# Devils Lake



## Red Dog (Sep 27, 2002)

Wow I just want to let you guys know that your killing my buddies and I. We're sitting at work looking at these pictures, reading your posts and flipping out. Our opener (MN) is this weekend and if I hunt hard all day I might manage a limit of resident mallards. We're heading out to the Devil Lake area on the 10-14 and like most on this site we're looking for advice. We were planning on hunting potholes, but will it be to late? Should we focus on the fields? Any advice would be greatly appreciated. Thanks Keep up the good work, you make my day tolerable.


----------



## bioman (Mar 1, 2002)

I have two bits of advice: 1.) don't hire a guide and 2.) think about finding a different area to hunt. The DL area is probably the most tightly posted geographic area in the state. You might want to think about areas to the east and north away from the town of Devils Lake.


----------



## Red Dog (Sep 27, 2002)

We actually are planning on hunting north of DL, near Calio. I was just curious about information on the whole area. Should we consider heading further northeast? Thanks :roll:


----------



## bioman (Mar 1, 2002)

If you are going to hunt potholes, look for hidden, small (e.g., 0.5 - 1.0 acre potholes that have good emergent vegetation. You don't need cattails to necessarily have a good mallard slough. Also, the best piece of advice I can give is during your scouting, look for very large sloughs that are staging the mallards during the typical loafing periods of the day. Once you have found those staging areas, then look for the small, hidden potholes in the adjacent areas that you think will draw mallards. If you are going to hunt fields, scouting is the key. Look for general areas that the mallards are feeding.
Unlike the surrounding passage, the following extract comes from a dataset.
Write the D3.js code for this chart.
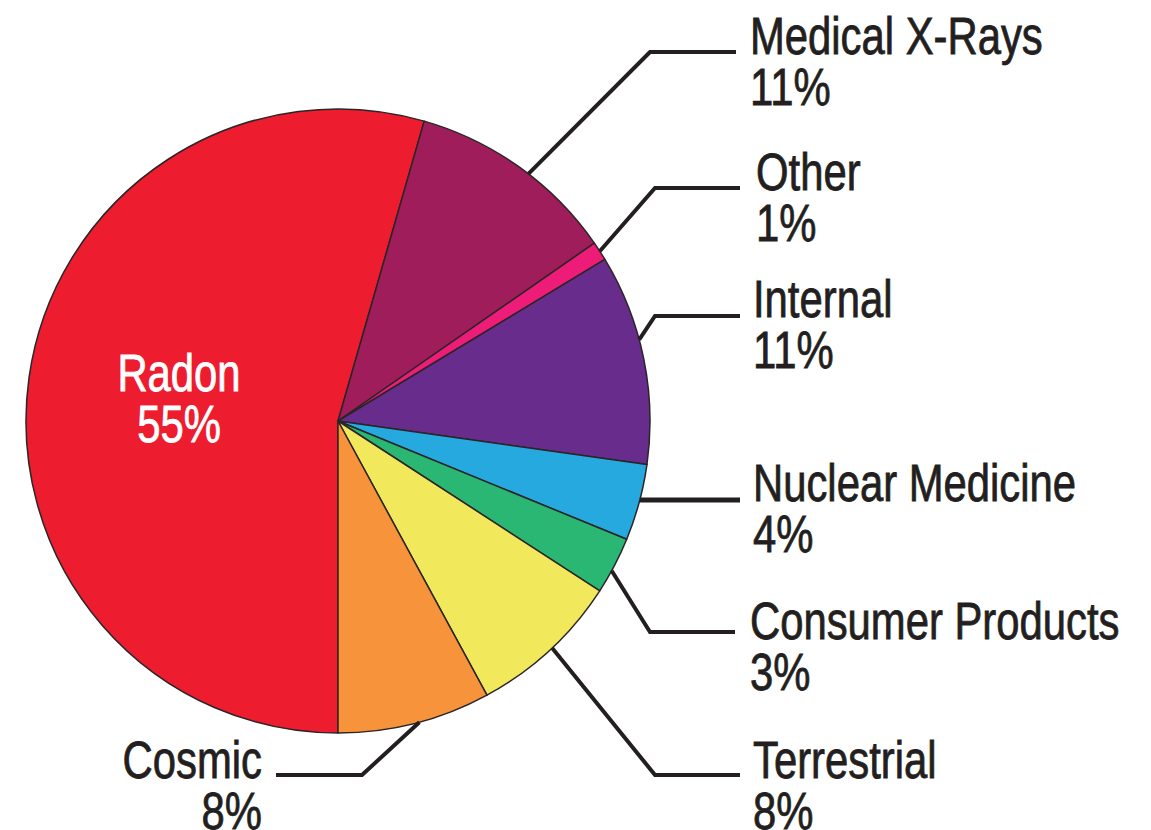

Pick a field and go with a spinner intermixed with SOBs or Canada goose decoys. You should do very well with those strategies.


----------



## GooseBuster3 (Mar 1, 2002)

I wouldnt even think about going to the DL area if you dont have any landowners you know, every thing is posted and they wont let you hunt. But we limited out on geese this weekend and shot the piss out of ducks in the field decoys. Alot of birds are up there.


----------



## nodakoutdoors.com (Feb 27, 2002)

The guys willing to knock on doors will have the best hunting at the end of the day. There is enormous traffic on the gravel roads, and landowners want to know who's on their land. Bioman gave you good advice, that's exactly what I'd suggest doing for scouting.


----------



## TBLACKDUALTEMP (Oct 1, 2002)

I am going to the lake they call the Devil this weekend (10/4) and am planning on hunting the lake itself looking for Mallards and Bills. I am curious to know if anyone has hunted the lake and the numbers they have seen. Also if there is a lot of competition? I look forward to anyone's reply.


----------



## NDJ (Jun 11, 2002)

TBLKDT...I hunt the big water frequently, killed 3 nice bills monday...good numbers of divers around, not great numbers of mallards yet.

Got to BS with the blueplaters at Trails West. The guys hunting the flats and Pelican lake did well, lotsa bills and RH's, along with everything else.


----------